:: Collected data

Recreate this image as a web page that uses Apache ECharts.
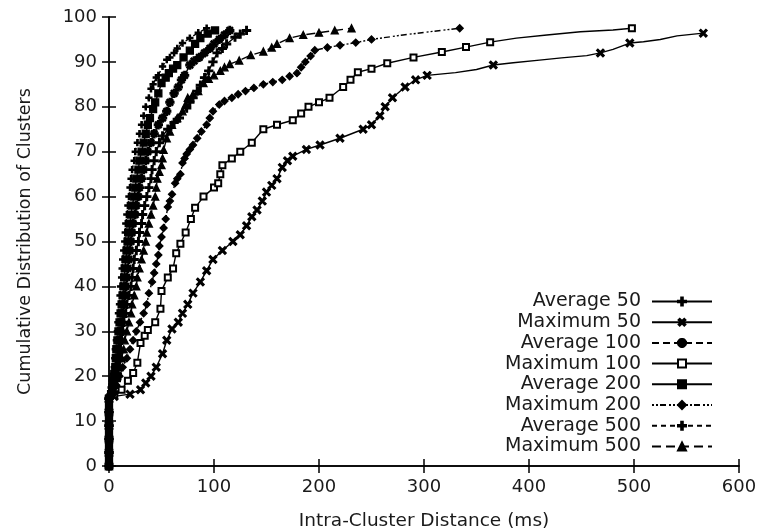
<!DOCTYPE html>
<html><head><meta charset="utf-8">
<script src="https://cdn.jsdelivr.net/npm/echarts@6/dist/echarts.min.js"></script>
<style>html,body{margin:0;padding:0;background:#fff}#c{width:758px;height:532px}</style>
</head><body><div id="c"></div>
<script>
// ---- data (x = distance ms, y = cumulative %); a third element 0 = no marker at that point
const xTickValues = [0, 100, 200, 300, 400, 500, 600];
const yTickValues = [0, 10, 20, 30, 40, 50, 60, 70, 80, 90, 100];
const seriesNames = ['Average 50', 'Maximum 50', 'Average 100', 'Maximum 100',
                     'Average 200', 'Maximum 200', 'Average 500', 'Maximum 500'];

const average50 = [[0,0],[0,3],[0,6],[0,9],[0,12],[0,15],[4,16],[5,17.5],[7,19],[8,20.5],[9,22],[10,24],[11,26],[12,28],[13,30],[14,32],[16,34],[17,36],[19,38],[21,40],[22,42],[23,44],[24,46],[26,48],[28,50],[29,52],[31,54],[32,56],[34,58],[36,60],[38,62],[40,64],[41,66],[43,68],[45,70],[48,72],[51,73.5],[56,75],[62,76.5],[67,77.5],[74,79.7],[77,81],[80,82],[84,83.5],[87,84.8],[91,86.5],[95,88],[99,90],[103,92],[108,93],[112,94],[120,95.5],[125,96.2],[131,97]];
const maximum50 = [[0,0],[0,3],[0,6],[0,9],[0,12],[0,15],[5,15.5],[20,16],[30,17],[35,18.5],[40,20],[45,22],[51,25],[55,28],[60,30.5],[66,32],[70,34],[75,36],[80,38.5],[87,41],[93,43.5],[99,46],[108,48],[118,50],[125,51.5],[131,53.5],[136,55.5],[141,57],[146,59],[150,61],[155,62.5],[160,64],[165,66.5],[170,68],[175,69],[188,70.5],[201,71.5],[220,73],[242,75],[250,76],[258,78],[263,80],[270,82],[282,84.4],[292,86],[303,87],[330,87.6,0],[350,88.3,0],[366,89.3],[385,89.8,0],[410,90.4,0],[431,90.9,0],[455,91.4,0],[468,92],[480,92.8,0],[496,94.2],[509,94.5,0],[525,95,0],[541,95.8,0],[566,96.4]];
const average100 = [[0,0],[0,3],[0,6],[0,9],[0,12],[0,15],[3,16],[4,17.5],[5,19],[6,20.5],[7,22],[8,24],[9,26],[10,28],[11,30],[12,32],[13,34],[14,36],[15,38],[16,40],[17,42],[18,44],[19,46],[20,48],[21,50],[22,52],[23,54],[25,56],[26,58],[28,60],[29,62],[31,64],[33,66],[35,68],[37,70],[40,72],[43,74],[47,76],[51,77.5],[55,79],[58,81],[62,83],[66,84.4],[69,86],[72,87],[77,89.3],[81,90.2],[86,91],[91,92],[96,93],[100,94],[105,95],[110,96],[115,97]];
const maximum100 = [[0,0],[0,3],[0,6],[0,9],[0,12],[0,15],[5,16],[12,17],[18,19],[23,20.7],[27,23],[30,27.4],[34,29],[37,30.3],[44,32],[49,35],[50,39],[56,42],[61,44],[64,47.4],[68,49.5],[73,52],[78,55],[82,57.5],[90,60],[100,62],[104,63],[106,65],[108,67],[117,68.5],[125,70],[136,72],[147,75],[160,76],[175,77],[183,78.5],[190,80],[200,81],[210,82],[223,84.4],[230,86],[237,87.7],[250,88.5],[265,89.7],[290,91],[317,92.2],[340,93.3],[363,94.4],[388,95.3,0],[417,96,0],[449,96.7,0],[480,97.1,0],[498,97.5]];
const average200 = [[0,0],[0,1.5],[0,3],[0,4.5],[0,6],[0,7.5],[0,9],[0,10.5],[0,12],[0,13.5],[0,15],[2,16],[3,17.5],[4,19],[5,20.5],[6,22],[6.5,24],[7,26],[8,28],[9,30],[10,32],[11,34],[12,36],[13,38],[14,40],[14.5,42],[15,44],[16,46],[17,48],[18,50],[19,52],[20,54],[21,56],[22,58],[24,60],[25,62],[26,64],[28,66],[29,68],[31,70],[33,72],[35,74],[37,76],[39,77.5],[42,79.5],[44,81],[47,83],[50,85.3],[54,86.5],[57,87.5],[61,88.5],[65,89.3],[71,91],[77,92.5],[82,94],[87,95.3],[94,96.3],[101,97]];
const maximum200 = [[0,0],[0,3],[0,6],[0,9],[0,12],[0,15],[4,16],[7,18],[10,20],[13,22],[17,24],[20,26],[23,28],[26,30],[29.5,32],[33,34],[36,36],[38,38.5],[41,41],[43,43],[45,45],[47,47],[48,49],[50,51],[52,53],[54,55],[56,57.7],[58,59],[60,60.5],[63,63],[65,64],[68,65],[70,67.5],[72,68.5],[74,69.5],[77,70.5],[80,71.5],[84,73],[88,74.5],[93,76],[96,77.5],[99,79],[105,80.5],[110,81.3],[117,82],[123,82.8],[130,83.5],[138,84.2],[147,85],[156,85.5],[165,86],[172,86.8],[179,87.5],[183,88.8],[187,90],[192,91.3],[196,92.6],[208,93.2],[220,93.7],[235,94.3],[250,95],[280,96,0],[305,96.7,0],[334,97.5]];
const average500 = [[0,0],[0,3],[0,6],[0,9],[0,12],[0,15],[1,16],[2,17.5],[3,19],[4,20.5],[5,22],[5.5,24],[6,26],[7,28],[8,30],[8.5,32],[9,34],[10,36],[10.5,38],[11,40],[12,42],[12.5,44],[13,46],[14,48],[15,50],[15.5,52],[16,54],[17,56],[18,58],[19,60],[20,62],[21,64],[22,66],[24,68],[25,70],[27,72],[29,74],[31,76],[33,78],[35,80],[38,82],[40,84],[42,85],[45,86.5],[47,87],[51,89],[55,90.5],[58,91],[62,92],[65,93],[70,94.2],[77,95.3],[85,96.5],[93,97.5]];
const maximum500 = [[0,0],[0,3],[0,6],[0,9],[0,12],[0,15],[2,16],[4,17],[6,18.5],[8,20],[10,22],[12,24],[14,26],[15,28],[17,30],[19,32],[21,34],[22,36],[24,38],[26,40],[27,42],[29,44],[31,46],[33,48],[35,50],[36,52],[38,54],[40,56],[42,58],[44,60],[45,62],[46,64],[48,65.5],[50,67],[51,68.5],[52,70.4],[55,73],[58,74.5],[60,76],[65,77.5],[70,79],[73,80.5],[75,82],[80,82.8],[85,83.5],[90,85.3],[95,86.2],[100,87],[106,88],[110,88.8],[115,89.5],[124,90.3],[135,91.5],[147,92.3],[155,93.2],[160,94],[172,95.3],[185,96],[200,96.5],[215,97],[231,97.5]];

const seriesData = [average50, maximum50, average100, maximum100, average200, maximum200, average500, maximum500];

// ---- styles
const PLUS = 'path://M4,0H6V4H10V6H6V10H4V6H0V4H4Z';
const STAR = 'path://M4,0H6V3L8,1L9,2L7,4H10V6H7L9,8L8,9L6,7V10H4V7L2,9L1,8L3,6H0V4H3L1,2L2,1L4,3Z';
const styles = [
  {symbol: PLUS, size: 8, rotate: 0, type: 'solid'},
  {symbol: PLUS, size: 9, rotate: 45, type: 'solid'},
  {symbol: STAR, size: 8, rotate: 0, type: [7, 4]},
  {symbol: 'emptyRect', size: 6, rotate: 0, type: 'solid'},
  {symbol: 'rect', size: 7, rotate: 0, type: 'solid'},
  {symbol: 'diamond', size: 7, rotate: 0, type: [2, 2, 2, 2, 6, 3]},
  {symbol: PLUS, size: 6, rotate: 0, type: [5, 4]},
  {symbol: 'triangle', size: 7, rotate: 0, type: [9, 5]}
];

const FONT = 'DejaVu Sans';
const TXT = '#1a1a1a';

const series = seriesNames.map((name, i) => ({
  name: name,
  type: 'line',
  xAxisIndex: 0, yAxisIndex: 0,
  symbol: styles[i].symbol,
  symbolSize: styles[i].size,
  symbolRotate: styles[i].rotate,
  showAllSymbol: true,
  animation: false,
  clip: false,
  z: 3,
  lineStyle: {color: '#000', width: 1.4, type: styles[i].type},
  itemStyle: {color: '#000', borderColor: '#000', borderWidth: 1.3},
  data: seriesData[i].map(p => p.length > 2 && p[2] === 0
      ? {value: [p[0], p[1]], symbol: 'none'}
      : {value: [p[0], p[1]]})
}));

const axisLineStyle = {show: true, lineStyle: {color: '#000', width: 1.5}};
const tick = {show: true, inside: true, length: 7, lineStyle: {color: '#000', width: 1.5}};

const chart = echarts.init(document.getElementById('c'), null, {renderer: 'canvas'});
chart.setOption({
  backgroundColor: '#fff',
  animation: false,
  grid: {left: 109, right: 19, top: 17, bottom: 66, containLabel: false, outerBoundsMode: 'none'},
  legend: {
    data: seriesNames,
    orient: 'vertical',
    right: 40, top: 287,
    align: 'right',
    itemWidth: 60, itemHeight: 10, itemGap: 1.7,
    textStyle: {fontFamily: FONT, fontSize: 19, color: TXT, lineHeight: 19, padding: [0, 6, 0, 0]},
    selectedMode: false
  },
  xAxis: [{
    type: 'value', position: 'bottom', min: xTickValues[0], max: xTickValues[xTickValues.length - 1],
    interval: xTickValues[1] - xTickValues[0],
    axisLine: axisLineStyle, axisTick: tick, splitLine: {show: false},
    axisLabel: {fontFamily: FONT, fontSize: 18, color: TXT, margin: 12},
    name: 'Intra-Cluster Distance (ms)', nameLocation: 'middle', nameGap: 46,
    nameTextStyle: {fontFamily: FONT, fontSize: 18.5, color: TXT}
  }, {
    type: 'value', position: 'top', min: xTickValues[0], max: xTickValues[xTickValues.length - 1],
    interval: xTickValues[1] - xTickValues[0],
    axisLine: axisLineStyle, axisTick: tick, splitLine: {show: false}, axisLabel: {show: false}
  }],
  yAxis: [{
    type: 'value', position: 'left', min: yTickValues[0], max: yTickValues[yTickValues.length - 1],
    interval: yTickValues[1] - yTickValues[0],
    axisLine: axisLineStyle, axisTick: tick, splitLine: {show: false},
    axisLabel: {fontFamily: FONT, fontSize: 18, color: TXT, margin: 12},
    name: 'Cumulative Distribution of Clusters', nameLocation: 'middle', nameGap: 75, nameRotate: 90,
    nameTextStyle: {fontFamily: FONT, fontSize: 17.5, color: TXT}
  }, {
    type: 'value', position: 'right', min: yTickValues[0], max: yTickValues[yTickValues.length - 1],
    interval: yTickValues[1] - yTickValues[0],
    axisLine: axisLineStyle, axisTick: tick, splitLine: {show: false}, axisLabel: {show: false}
  }],
  series: series
});
</script>
</body></html>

::::

• _What you are asked to do_
Pictures are excluded: retype only the lines from the beginning of the listing above through the line with "500', 'Maximum 500'];", both included.

• _Exercise response_
Recreate this image as a web page that uses Apache ECharts.
<!DOCTYPE html>
<html><head><meta charset="utf-8">
<script src="https://cdn.jsdelivr.net/npm/echarts@6/dist/echarts.min.js"></script>
<style>html,body{margin:0;padding:0;background:#fff}#c{width:758px;height:532px}</style>
</head><body><div id="c"></div>
<script>
// ---- data (x = distance ms, y = cumulative %); a third element 0 = no marker at that point
const xTickValues = [0, 100, 200, 300, 400, 500, 600];
const yTickValues = [0, 10, 20, 30, 40, 50, 60, 70, 80, 90, 100];
const seriesNames = ['Average 50', 'Maximum 50', 'Average 100', 'Maximum 100',
                     'Average 200', 'Maximum 200', 'Average 500', 'Maximum 500'];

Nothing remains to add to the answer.